Time & Space Complexity Analysis

The efficiency of BST Search depends heavily on the shape of the tree. A balanced tree provides optimal performance.

Time Complexity

O(n)Worst Case

This occurs when the tree is completely unbalanced (essentially a linked list). For example, inserting [1, 2, 3, 4, 5] creates a tree where every node only has a right child. Searching for 5 requires checking all n nodes.

O(log n)Average Case

In a reasonably balanced tree, each comparison eliminates roughly half of the remaining nodes, similar to Binary Search on an array.

O(1)Best Case

If the target value is at the root node, only one comparison is needed.

Space Complexity

O(h)Height of Tree

The iterative approach uses O(1) space, while the recursive approach uses O(h) space where h is the height of the tree.
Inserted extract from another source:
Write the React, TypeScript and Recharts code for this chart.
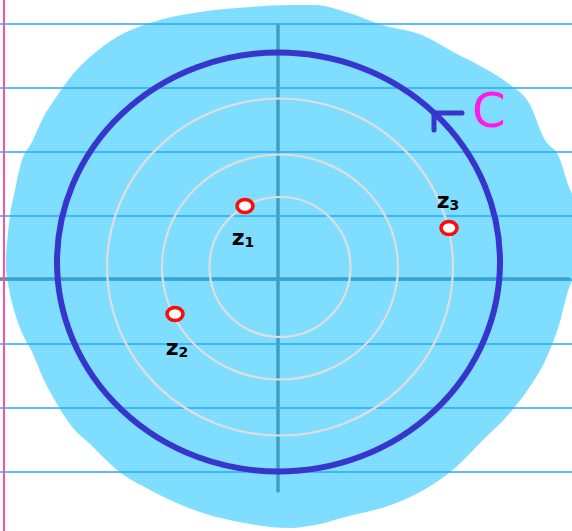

In a balanced tree, h = log n; in the worst case, h = n.

When to Use BST Search?

BSTs are ideal when you need a data structure that supports efficient searching, insertion, and deletion—all in one package.

Dynamic Data

Unlike sorted arrays where insertion is O(n), BSTs allow O(log n) insertion while maintaining searchability. This makes them perfect for data that changes frequently.

Range Queries

BSTs excel at finding all values within a range. The tree structure allows you to efficiently skip entire subtrees that fall outside your range.

Ordered Iteration

An in-order traversal of a BST visits all nodes in sorted order. This makes BSTs useful for applications that need both fast search and sorted output.